A lead sarcophagus for the family altar

When the reactor at the Chernobyl nuclear power plant exploded, it was sealed beneath an enormous sarcophagus of concrete and lead. The purpose was simple: contain the deadly radiation. Prevent it from spreading across the land and destroying everything alive.

Every Christian today must become such a lead sarcophagus.

When an exhausted relative lashes out after consuming too much bad news, when a shopkeeper is rude, when someone provokes a scandal in a church bookstore, a burst of mental radiation is released. The easiest and most natural response for our fallen nature is to pass that energy along.
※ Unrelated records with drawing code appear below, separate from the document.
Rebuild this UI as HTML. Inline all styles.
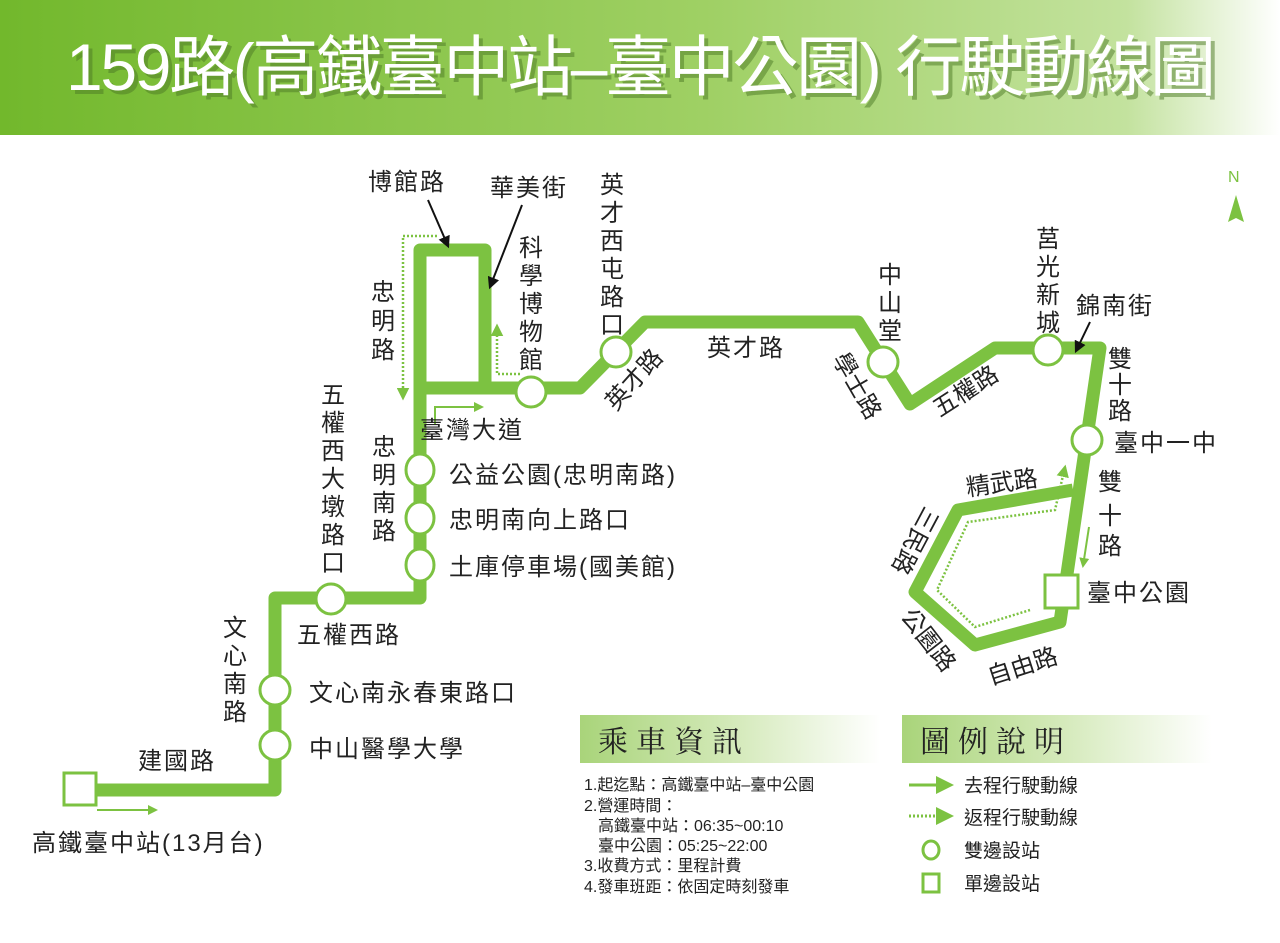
<!DOCTYPE html>
<html><head><meta charset="utf-8"><style>
body{margin:0;width:1280px;height:938px;overflow:hidden;background:#fff;font-family:"Liberation Sans","Noto Sans CJK TC",sans-serif;}
svg text{font-family:"Liberation Sans","Noto Sans CJK TC",sans-serif;fill:#222;}
</style></head><body>
<svg width="1280" height="938" viewBox="0 0 1280 938" xmlns="http://www.w3.org/2000/svg">
<defs>
<linearGradient id="hd" x1="0" x2="1" y1="0" y2="0">
<stop offset="0" stop-color="#72b82c"/><stop offset="0.55" stop-color="#9fd064"/><stop offset="0.88" stop-color="#c3e29e"/><stop offset="1" stop-color="#ffffff"/></linearGradient>
<linearGradient id="bx" x1="0" x2="1"><stop offset="0" stop-color="#a9d47a"/><stop offset="0.5" stop-color="#d3e9b8"/><stop offset="1" stop-color="#ffffff"/></linearGradient>
<marker id="ga" viewBox="0 0 10 10" refX="8" refY="5" markerWidth="5" markerHeight="5" orient="auto"><path d="M0,0L10,5L0,10z" fill="#7cc241"/></marker>
<marker id="ka" viewBox="0 0 10 10" refX="8" refY="5" markerWidth="6" markerHeight="6" orient="auto"><path d="M0,0L10,5L0,10z" fill="#111"/></marker>
</defs>
<rect x="0" y="0" width="1280" height="135" fill="url(#hd)"/>
<text x="70" y="94" font-size="66" style="fill:#4d7a26" opacity="0.5" textLength="1150">159路(高鐵臺中站–臺中公園) 行駛動線圖</text>
<text x="66" y="90" font-size="66" style="fill:#fff" textLength="1150">159路(高鐵臺中站–臺中公園) 行駛動線圖</text>

<!-- N -->
<text x="1228" y="182" font-size="16" style="fill:#7cc241">N</text>
<path d="M1236,195 L1244,222 L1236,218 L1228,222z" fill="#7cc241"/>

<g fill="none" stroke="#7cc241" stroke-width="13" stroke-linejoin="round">
<polyline points="80,790 275,790 275,598 420,598 420,250 485,250 485,388"/>
<polyline points="420,388 580,388 645,322 858,322 910,404 995,348 1100,348 1060,622 975,645 915,592 958,510 1073,490"/>
</g>
<g fill="none" stroke="#7cc241" stroke-width="2.5" stroke-dasharray="2,2">
<polyline points="437,236 403,236 403,398" marker-end="url(#ga)"/>
<polyline points="520,374 497,374 497,326" marker-end="url(#ga)"/>
<polyline points="1030,610 975,627 937,590 968,522 1055,510 1065,467" marker-end="url(#ga)"/>
</g>
<g fill="none" stroke="#7cc241" stroke-width="2">
<polyline points="435,425 435,407 482,407" marker-end="url(#ga)"/>
<line x1="97" y1="810" x2="156" y2="810" marker-end="url(#ga)"/>
<line x1="1089" y1="527" x2="1083" y2="566" marker-end="url(#ga)"/>
</g>
<g stroke="#111" stroke-width="2" marker-end="url(#ka)">
<line x1="428" y1="200" x2="448" y2="246"/>
<line x1="522" y1="205" x2="490" y2="287"/>
<line x1="1090" y1="322" x2="1076" y2="351"/>
</g>
<g fill="#fff" stroke="#7cc241" stroke-width="3">
<ellipse cx="616" cy="352" rx="15" ry="15"/><ellipse cx="531" cy="392" rx="15" ry="15"/>
<ellipse cx="420" cy="470" rx="14" ry="16"/><ellipse cx="420" cy="518" rx="14" ry="16"/><ellipse cx="420" cy="565" rx="14" ry="16"/>
<ellipse cx="331" cy="599" rx="15" ry="15"/><ellipse cx="275" cy="690" rx="15" ry="15"/><ellipse cx="275" cy="745" rx="15" ry="15"/>
<ellipse cx="883" cy="362" rx="15" ry="15"/><ellipse cx="1048" cy="350" rx="15" ry="15"/><ellipse cx="1087" cy="440" rx="15" ry="15"/>
<rect x="64" y="773" width="32" height="32"/><rect x="1045" y="575" width="33" height="33"/>
</g>

<g font-size="24" letter-spacing="2">
<text x="368" y="190">博館路</text><text x="490" y="196">華美街</text>
<text x="420" y="438">臺灣大道</text>
<text x="449" y="483">公益公園(忠明南路)</text>
<text x="449" y="528">忠明南向上路口</text>
<text x="449" y="575">土庫停車場(國美館)</text>
<text x="297" y="643">五權西路</text>
<text x="309" y="701">文心南永春東路口</text>
<text x="309" y="757">中山醫學大學</text>
<text x="138" y="769">建國路</text>
<text x="32" y="851">高鐵臺中站(13月台)</text>
<text x="707" y="356">英才路</text>
<text x="1076" y="314">錦南街</text>
<text x="1114" y="451">臺中一中</text>
<text x="1087" y="601">臺中公園</text>
</g>
<g font-size="24" text-anchor="middle">
<text x="383" y="300">忠</text><text x="383" y="329">明</text><text x="383" y="358">路</text>
<text x="531" y="256">科</text><text x="531" y="284">學</text><text x="531" y="312">博</text><text x="531" y="340">物</text><text x="531" y="368">館</text>
<text x="612" y="193">英</text><text x="612" y="221">才</text><text x="612" y="249">西</text><text x="612" y="277">屯</text><text x="612" y="305">路</text><text x="612" y="333">口</text>
<text x="333" y="403">五</text><text x="333" y="431">權</text><text x="333" y="459">西</text><text x="333" y="487">大</text><text x="333" y="515">墩</text><text x="333" y="543">路</text><text x="333" y="571">口</text>
<text x="384" y="455">忠</text><text x="384" y="483">明</text><text x="384" y="511">南</text><text x="384" y="539">路</text>
<text x="235" y="636">文</text><text x="235" y="664">心</text><text x="235" y="692">南</text><text x="235" y="720">路</text>
<text x="890" y="283">中</text><text x="890" y="311">山</text><text x="890" y="339">堂</text>
<text x="1048" y="247">莒</text><text x="1048" y="275">光</text><text x="1048" y="303">新</text><text x="1048" y="331">城</text>
<text x="1120" y="367">雙</text><text x="1120" y="393">十</text><text x="1120" y="419">路</text>
<text x="1110" y="490">雙</text><text x="1110" y="524">十</text><text x="1110" y="554">路</text>
<text x="850" y="390" transform="rotate(60 850 390)">學士路</text>
<text x="640" y="385" transform="rotate(-48 640 385)">英才路</text>
<text x="970" y="398" transform="rotate(-33 970 398)">五權路</text>
<text x="1003" y="491" transform="rotate(-8 1003 491)">精武路</text>
<text x="908" y="537" transform="rotate(118 908 537)">三民路</text>
<text x="922" y="645" transform="rotate(52 922 645)">公園路</text>
<text x="1025" y="674" transform="rotate(-18 1025 674)">自由路</text>
</g>

<rect x="580" y="715" width="300" height="48" fill="url(#bx)"/>
<text x="598" y="752" font-size="30" style="font-family:'Noto Serif CJK SC',serif;fill:#222" letter-spacing="8">乘車資訊</text>
<rect x="902" y="715" width="310" height="48" fill="url(#bx)"/>
<text x="920" y="752" font-size="30" style="font-family:'Noto Serif CJK SC',serif;fill:#222" letter-spacing="8">圖例說明</text>
<g font-size="16">
<text x="584" y="790">1.起迄點：高鐵臺中站–臺中公園</text>
<text x="584" y="811">2.營運時間：</text>
<text x="598" y="831">高鐵臺中站：06:35~00:10</text>
<text x="598" y="851">臺中公園：05:25~22:00</text>
<text x="584" y="871">3.收費方式：里程計費</text>
<text x="584" y="892">4.發車班距：依固定時刻發車</text>
</g>
<g font-size="19">
<text x="964" y="792">去程行駛動線</text>
<text x="964" y="824">返程行駛動線</text>
<text x="964" y="857">雙邊設站</text>
<text x="964" y="890">單邊設站</text>
</g>
<line x1="909" y1="785" x2="938" y2="785" stroke="#7cc241" stroke-width="3"/>
<path d="M936,776 L954,785 L936,794z" fill="#7cc241"/>
<line x1="909" y1="816" x2="936" y2="816" stroke="#7cc241" stroke-width="3" stroke-dasharray="2,2"/>
<path d="M936,807 L954,816 L936,825z" fill="#7cc241"/>
<ellipse cx="931" cy="850" rx="8" ry="9" fill="none" stroke="#7cc241" stroke-width="3"/>
<rect x="923" y="874" width="16" height="18" fill="none" stroke="#7cc241" stroke-width="3"/>
</svg>
</body></html>
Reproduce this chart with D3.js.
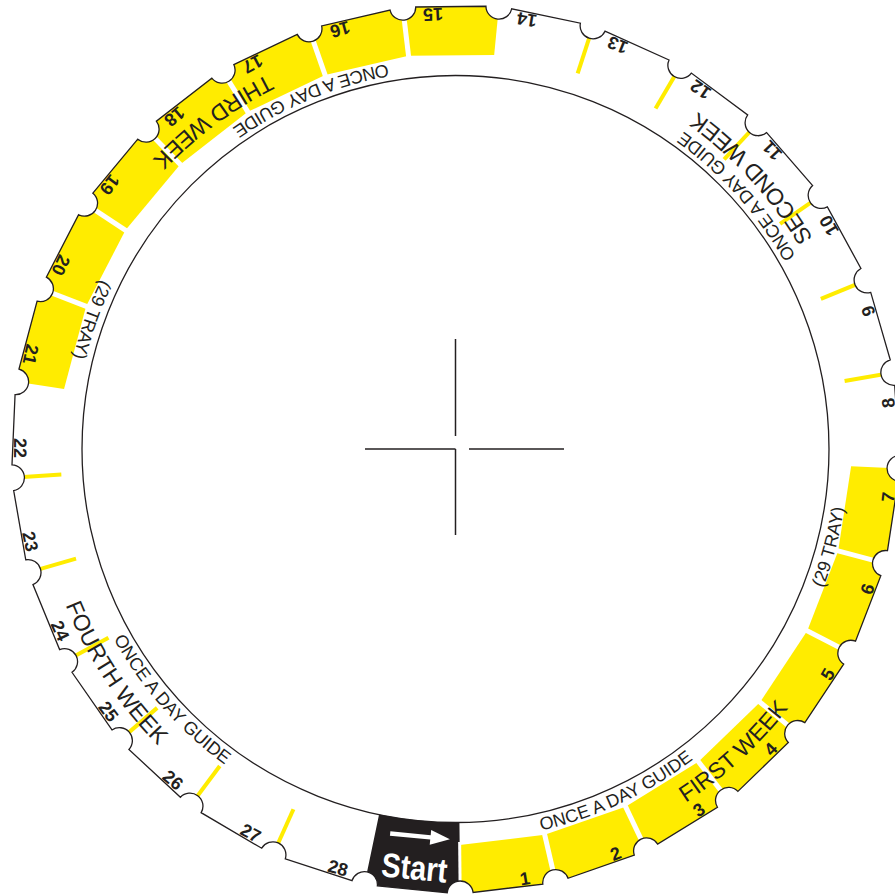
<!DOCTYPE html>
<html><head><meta charset="utf-8">
<script src="https://cdn.jsdelivr.net/npm/d3@7/dist/d3.min.js"></script>
<style>html,body{margin:0;padding:0;background:#fff;}svg{display:block}</style>
</head><body>
<svg id="c" width="895" height="894"></svg>
<script>
// ---------- data ----------
const dayLabels = ["1","2","3","4","5","6","7","8","9","10","11","12","13","14",
                   "15","16","17","18","19","20","21","22","23","24","25","26","27","28"];
const yellowDays = [1,2,3,4,5,6,7,15,16,17,18,19,20,21];
const tickDays = [9,10,11,12,13,14,23,24,25,26,27,28];   // tick at the start of these days
const weekLabels = ["FIRST WEEK","SECOND WEEK","THIRD WEEK","FOURTH WEEK"];
const weekSlots = [4.38, 11.62, 18.39, 25.39];
const guideLabel = "ONCE A DAY GUIDE";
const guideSlots = [2.97, 11.58, 17.26, 26.04];
const trayLabel = "(29 TRAY)";
const traySlots = [7.02, 21.13];
const startLabel = "Start";
const slotCount = 29;

// ---------- layout ----------
const cx = 455.5, cy = 449;
const R_IN = 373.5, R_Y = 396, R_V = 445, R_N = 13, R_OUT = 480;
const YELLOW = "#FFEC00", INK = "#231F20";
const FONT = "'Liberation Sans', Arial, Helvetica, sans-serif";

const angle = d3.scaleLinear().domain([0, slotCount]).range([191.81, 191.81 - 360]);
const rad = d => d * Math.PI / 180;
function polar(theta, r){ const t = rad(theta); return [cx + r*Math.sin(t), cy - r*Math.cos(t)]; }
function pt(u, r){ return polar(angle(u), r); }
function place(u, r){ const p = pt(u, r); return `translate(${p[0]},${p[1]}) rotate(${angle(u)-180})`; }

const svg = d3.select("#c");
const defs = svg.append("defs");

// outline with notches
const V = d3.range(slotCount).map(s => pt(s, R_V));
let d = "";
const A = [], B = [];
for (let i = 0; i < slotCount; i++){
  const P = V[i], Q = V[(i+1) % slotCount];
  const dx = Q[0]-P[0], dy = Q[1]-P[1], L = Math.hypot(dx, dy), ux = dx/L, uy = dy/L;
  A.push([P[0]+ux*R_N, P[1]+uy*R_N]);
  B.push([Q[0]-ux*R_N, Q[1]-uy*R_N]);
}
d += `M${A[0][0]},${A[0][1]}`;
for (let i = 0; i < slotCount; i++){
  const nA = A[(i+1) % slotCount];
  d += `L${B[i][0]},${B[i][1]}A${R_N},${R_N} 0 0 1 ${nA[0]},${nA[1]}`;
}
d += "Z";
defs.append("clipPath").attr("id","ring").append("path").attr("d", d);

const g = svg.append("g").attr("clip-path","url(#ring)");

// yellow day blocks
g.selectAll("path.day").data(yellowDays).enter().append("path")
  .attr("class","day")
  .attr("d", k => { const p = [pt(k,R_Y), pt(k+1,R_Y), pt(k+1,R_OUT), pt(k,R_OUT)]; return "M"+p.join("L")+"Z"; })
  .attr("fill", YELLOW);

// black start block
const arc = d3.arc();
g.append("path")
  .attr("transform", `translate(${cx},${cy})`)
  .attr("d", arc({innerRadius: R_IN, outerRadius: R_OUT, startAngle: rad(angle(1)), endAngle: rad(angle(0))}))
  .attr("fill", INK);

// white separators between adjacent filled blocks
const sepDays = yellowDays.filter(k => yellowDays.includes(k-1) || k === 1);
g.selectAll("line.sep").data(sepDays).enter().append("line")
  .attr("x1", k => pt(k, R_Y-3)[0]).attr("y1", k => pt(k, R_Y-3)[1])
  .attr("x2", k => pt(k, R_OUT)[0]).attr("y2", k => pt(k, R_OUT)[1])
  .attr("stroke", "#fff").attr("stroke-width", k => k === 1 ? 3 : 5);

// yellow ticks in white weeks
g.selectAll("line.tick").data(tickDays).enter().append("line")
  .attr("x1", k => pt(k, R_Y-1)[0]).attr("y1", k => pt(k, R_Y-1)[1])
  .attr("x2", k => pt(k, R_OUT)[0]).attr("y2", k => pt(k, R_OUT)[1])
  .attr("stroke", YELLOW).attr("stroke-width", 4);

// outline + inner circle
svg.append("path").attr("d", d).attr("fill","none").attr("stroke", INK).attr("stroke-width", 1.3);
svg.append("circle").attr("cx",cx).attr("cy",cy).attr("r",R_IN).attr("fill","none").attr("stroke",INK).attr("stroke-width",1.3);

// day numbers
svg.selectAll("text.num").data(dayLabels).enter().append("text")
  .attr("transform", (t,i) => place(i+1+0.69, 435))
  .attr("y", 6.4).attr("text-anchor","middle")
  .attr("font-family", FONT).attr("font-weight","bold").attr("font-size", 18)
  .attr("fill", INK).text(t => t);

// arc texts
let pid = 0;
function arcText(u, rBase, txt, size){
  const th = angle(u);
  const s = polar(th + 80, rBase), e = polar(th - 80, rBase);
  const id = "tp" + (pid++);
  defs.append("path").attr("id", id).attr("d", `M${s[0]},${s[1]}A${rBase},${rBase} 0 0 0 ${e[0]},${e[1]}`);
  svg.append("text").attr("font-family", FONT).attr("font-size", size).attr("fill", INK)
    .append("textPath").attr("href", "#"+id).attr("startOffset","50%").attr("text-anchor","middle").text(txt);
}
const weekBase = [422, 415, 419, 420];
weekLabels.forEach((w,i) => arcText(weekSlots[i], weekBase[i], w, 23));
guideSlots.forEach(u => arcText(u, 391, guideLabel, 18));
traySlots.forEach(u => arcText(u, 393, trayLabel, 18));

// start block content
const sg = svg.append("g").attr("transform", place(0.5, 389));
sg.append("rect").attr("x",-27.5).attr("y",-2.2).attr("width",43).attr("height",4.4).attr("fill","#fff");
sg.append("path").attr("d","M13,-7.5L32.5,0L13,7.5Z").attr("fill","#fff");
svg.append("text").attr("transform", place(0.5, 420))
  .attr("y", 12.5).attr("text-anchor","middle")
  .attr("font-family", FONT).attr("font-weight","bold").attr("font-size", 34)
  .attr("textLength", 66).attr("lengthAdjust","spacingAndGlyphs")
  .attr("fill","#fff").text(startLabel);

// crosshair
const ch = svg.append("g").attr("stroke", INK).attr("stroke-width", 1.5);
ch.append("line").attr("x1",cx).attr("y1",cy-110).attr("x2",cx).attr("y2",cy-13);
ch.append("line").attr("x1",cx).attr("y1",cy).attr("x2",cx).attr("y2",cy+86);
ch.append("line").attr("x1",cx-90.5).attr("y1",cy).attr("x2",cx).attr("y2",cy);
ch.append("line").attr("x1",cx+13.5).attr("y1",cy).attr("x2",cx+108.5).attr("y2",cy);
</script>
</body></html>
Swallow the insult. Go home. Dump it on your wife. She snaps at the eldest son. The son kicks the dog. The dog bites the cat. Evil completes its familiar circuit and returns to us three times stronger than before.

The great ascetic labor of our age is the ability to absorb the impact of someone else’s hysteria, remain silent, sidestep the offense, and refuse to pass it further down the chain. To lock that radiation inside ourselves and burn it away in prayer unseen by anyone else.

It is difficult. It demands tremendous strength of will. But when you keep your mouth shut at the precise moment you most want to say something cutting, you save your home. You perform an act of genuine Christian heroism. You defend that small, sovereign territory of peace that God has entrusted to you alone.

We cannot stop armies from moving across battlefields. We cannot control the decisions of powerful geopolitical players. But we can ensure that, within our own relationships, the chain reaction of evil sputters out and dies.

And that is the only victory that will still matter in eternity.